After the Brexit bounce
As the most UK-exposed large insurance company in Britain, and also the second-biggest institutional investment management firm in Europe (measured by assets under management) Legal & General has remained under close scrutiny since Britain voted to leave the European Union. Its stock was a focal point for stock market sell-offs in the wake of the June 2016 vote due to its larger-than-average exposure to UK revenues than rivals. Like stocks of most peers though, L&G’s appeared to quickly recover. Relatively stable earnings and yields helped. The unexpectedly resilient reaction of Britain’s economy which continued into the end of last year did too. Now though, with unmistakable signs of a slowdown in at least parts of the UK economy, investors are keen to see whether there has been any impact on Britain’s insurance sector.
Credit queries
Credit rating agency S&P downgraded its outlook rating on L&G in July, from ‘stable’ to ‘negative’, indicating a higher risk of a rating downgrade and, in turn, a potential rise in the group’s long-term financing costs. S&P’s query was over L&G’s ability to adhere to regulatory rules around capital to a degree that merited the agency’s top ‘AA’ credit grade.

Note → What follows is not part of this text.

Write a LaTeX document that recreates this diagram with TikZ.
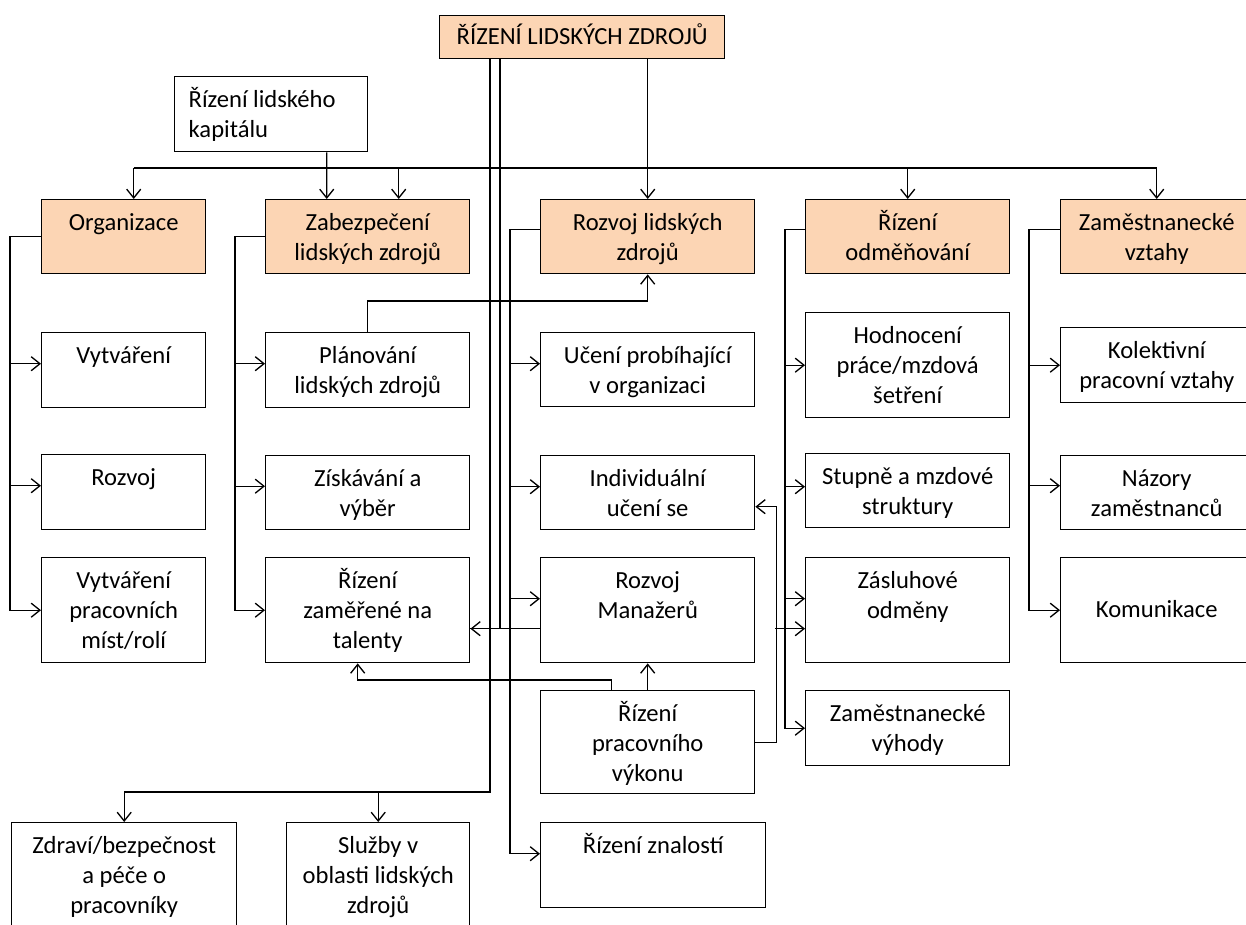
\documentclass[tikz,border=0pt]{standalone}
\usepackage{fontspec}
\setmainfont{Carlito}
\usetikzlibrary{arrows.meta}
\definecolor{peach}{HTML}{FCD5B4}
\newcommand{\boxfont}{\fontsize{14}{17}\selectfont}
\tikzset{
	box/.style 2 args={draw, line width=0.8pt, anchor=north west, align=flush center,
		inner xsep=2pt, inner ysep=0pt, text width=#1*0.02cm-4pt,
		text height=0.62cm, text depth=#2*0.02cm-0.62cm, font=\boxfont},
	area/.style 2 args={box={#1}{#2}, fill=peach},
	link/.style={line width=0.75pt},
	arr/.style={link, -{Straight Barb[length=5pt,width=8pt]}},
}

\begin{document}
\begin{tikzpicture}[x=0.02cm, y=-0.02cm]
	\clip (0,0) rectangle (1246,925);

	\node[area={285}{43}, text height=0.58cm, text depth=0.28cm] (hrm) at (439,15) {ŘÍZENÍ LIDSKÝCH ZDROJŮ};
	\node[box={193}{75}, align=flush left, inner xsep=0.28cm, text width=3.3cm] (kap) at (174,76) {Řízení lidského\\kapitálu};

	\node[area={164}{74}] (org) at (41,199) {Organizace};
	\node[area={204}{74}] (zab) at (265,199) {Zabezpečení\\lidských zdrojů};
	\node[area={214}{74}] (rlz) at (540,199) {Rozvoj lidských\\zdrojů};
	\node[area={204}{74}] (odm) at (805,199) {Řízení\\odměňování};
	\node[area={192}{74}] (zv) at (1060,199) {Zaměstnanecké\\vztahy};

	\node[box={164}{75}] (vyt) at (41,332) {Vytváření};
	\node[box={164}{75}] (roz) at (41,454) {Rozvoj};
	\node[box={164}{105}] (vpm) at (41,557) {Vytváření\\pracovních\\míst/rolí};

	\node[box={204}{75}] (pla) at (265,332) {Plánování\\lidských zdrojů};
	\node[box={204}{74}] (zis) at (265,455) {Získávání a\\výběr};
	\node[box={204}{105}] (tal) at (265,557) {Řízení\\zaměřené na\\talenty};

	\node[box={214}{74}] (uce) at (540,332) {Učení probíhající\\v organizaci};
	\node[box={214}{74}] (ind) at (540,455) {Individuální\\učení se};
	\node[box={214}{105}] (man) at (540,557) {Rozvoj\\Manažerů};
	\node[box={214}{103}] (vyk) at (540,690) {Řízení\\pracovního\\výkonu};
	\node[box={225}{85}] (zna) at (540,822) {Řízení znalostí};

	\node[box={204}{105}] (hod) at (805,312) {Hodnocení\\práce/mzdová\\šetření};
	\node[box={204}{74}] (stu) at (805,453) {Stupně a mzdové\\struktury};
	\node[box={204}{105}] (zas) at (805,557) {Zásluhové\\odměny};
	\node[box={204}{75}] (vyh) at (805,690) {Zaměstnanecké\\výhody};

	\node[box={192}{75}] (kol) at (1060,327) {Kolektivní\\pracovní vztahy};
	\node[box={192}{74}] (naz) at (1060,455) {Názory\\zaměstnanců};
	\node[box={192}{105}, text height=1.2cm, text depth=0.9cm] (kom) at (1060,557) {Komunikace};

	\node[box={225}{110}] (zdr) at (11,822) {Zdraví/bezpečnost\\a péče o\\pracovníky};
	\node[box={183}{110}] (slu) at (286,822) {Služby v\\oblasti lidských\\zdrojů};

	\coordinate (bus) at ([xshift=0.2cm, yshift=0.62cm]org.north);
	\draw[link] (bus) -- (bus -| zv.north);
	\draw[arr] (bus) -- ([xshift=0.2cm]org.north);
	\draw[arr] ([xshift=0.62cm]zab.north) ++(0,-31) -- ([xshift=0.62cm]zab.north);
	\draw[arr] (bus -| odm.north) -- (odm.north);
	\draw[arr] (bus -| zv.north) -- (zv.north);
	\draw[arr] ([xshift=1.11cm]kap.south) -- ([xshift=-0.82cm]zab.north);
	\draw[arr] (hrm.south -| rlz.north) -- (rlz.north);

	\coordinate (manout) at ([yshift=-0.37cm]man.west);
	\coordinate (talin) at ([yshift=-0.37cm]tal.east);
	\draw[arr] (manout) -- (talin);
	\draw[link] ([xshift=1.22cm]hrm.south west) |- (talin);
	\draw[arr] ([xshift=1.02cm]hrm.south west) |- ([yshift=0.6cm]zdr.north) -- (zdr.north);
	\draw[arr] ([yshift=0.6cm]slu.north) -- (slu.north);

	\draw[arr] (org.west) -- ++(-31,0) |- (vpm.west);
	\foreach \n in {vyt,roz}
		\draw[arr] ([yshift=0.13cm]\n.west) ++(-31,0) -- ([yshift=0.13cm]\n.west);

	\draw[arr] (zab.west) -- ++(-30,0) |- (tal.west);
	\foreach \n in {pla,zis}
		\draw[arr] ([yshift=0.13cm]\n.west) ++(-30,0) -- ([yshift=0.13cm]\n.west);

	\draw[arr] ([yshift=0.14cm]rlz.west) -- ++(-30,0) |- ([yshift=0.23cm]zna.west);
	\foreach \n/\s in {uce/0.12cm,ind/0.12cm,man/0.23cm}
		\draw[arr] ([yshift=\s]\n.west) ++(-30,0) -- ([yshift=\s]\n.west);

	\draw[arr] ([yshift=0.14cm]odm.west) -- ++(-20,0) |- (vyh.west);
	\foreach \n/\s in {hod/0cm,stu/0.08cm,zas/0.23cm}
		\draw[arr] ([yshift=\s]\n.west) ++(-20,0) -- ([yshift=\s]\n.west);

	\draw[arr] ([yshift=0.14cm]zv.west) -- ++(-31,0) |- (kom.west);
	\foreach \n/\s in {kol/0cm,naz/0.14cm}
		\draw[arr] ([yshift=\s]\n.west) ++(-31,0) -- ([yshift=\s]\n.west);

	\draw[arr] (pla.north) -- ++(0,-31) -| (rlz.south);
	\draw[arr] (vyk.north) -- (man.south);
	\draw[arr] ([xshift=-0.72cm]vyk.north) -- ++(0,-10) -| ([xshift=-0.2cm]tal.south);
	\draw[arr] (vyk.east) -- ++(21,0) |- ([yshift=-0.28cm]ind.east);
	\coordinate (zasin) at ([yshift=-0.37cm]zas.west);
	\draw[arr] (zasin) ++(-30,0) -- (zasin);
\end{tikzpicture}
\end{document}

The agency cited rapid growth in L&G’s investment and bulk annuities businesses. Investment revenues increase variability of returns and bulk annuities, which can be of uneven quality, can also hit capital strength. There’s no question that L&G can meet all strict regulatory capital requirements. It is how much of an additional buffer the group can achieve on top that is in question. The latter is often a point of differentiation among investors.
‘Stable’ earnings
It has to be said however that another major ratings agency, Moody’s, in June changed outlook ratings on a number of British insurance groups, including L&G, to a more favourable ‘stable’. Additionally, consensus forecasts of Legal & General’s net income for this year, whilst downgraded in the wake of the referendum outcome have risen slightly since it reported interim results last August, pointing to the return of confidence among investors. L&G’s net income for the 2017 financial year is currently foreseen at £1.403bn. Wednesday’s results and commentary will demonstrate if the group remains on track to meet such expectations and its stock—up 46% since the Brexit vote—will react accordingly.
Passport
A further area of concern for all financial services providers including insurers is that they require ‘passporting’ rights to sell policies throughout the European Union. Most British insurers have said they need to set up EU subsidiaries if (or even just in case) Britain loses access to the single market after Brexit. L&G’s plans are well in hand, with a move to Dublin on the cards. There, it will be joined by many domestic rivals which are planning the same thing.
Conclusion
In short, L&G faces challenges from its evolving business mix and the impact of Brexit on revenues generated in the UK. It has met those challenges well to date. Investors will use tomorrow’s H1 results as a test of how well the group has continued to do so since its 2016 full-year results in March.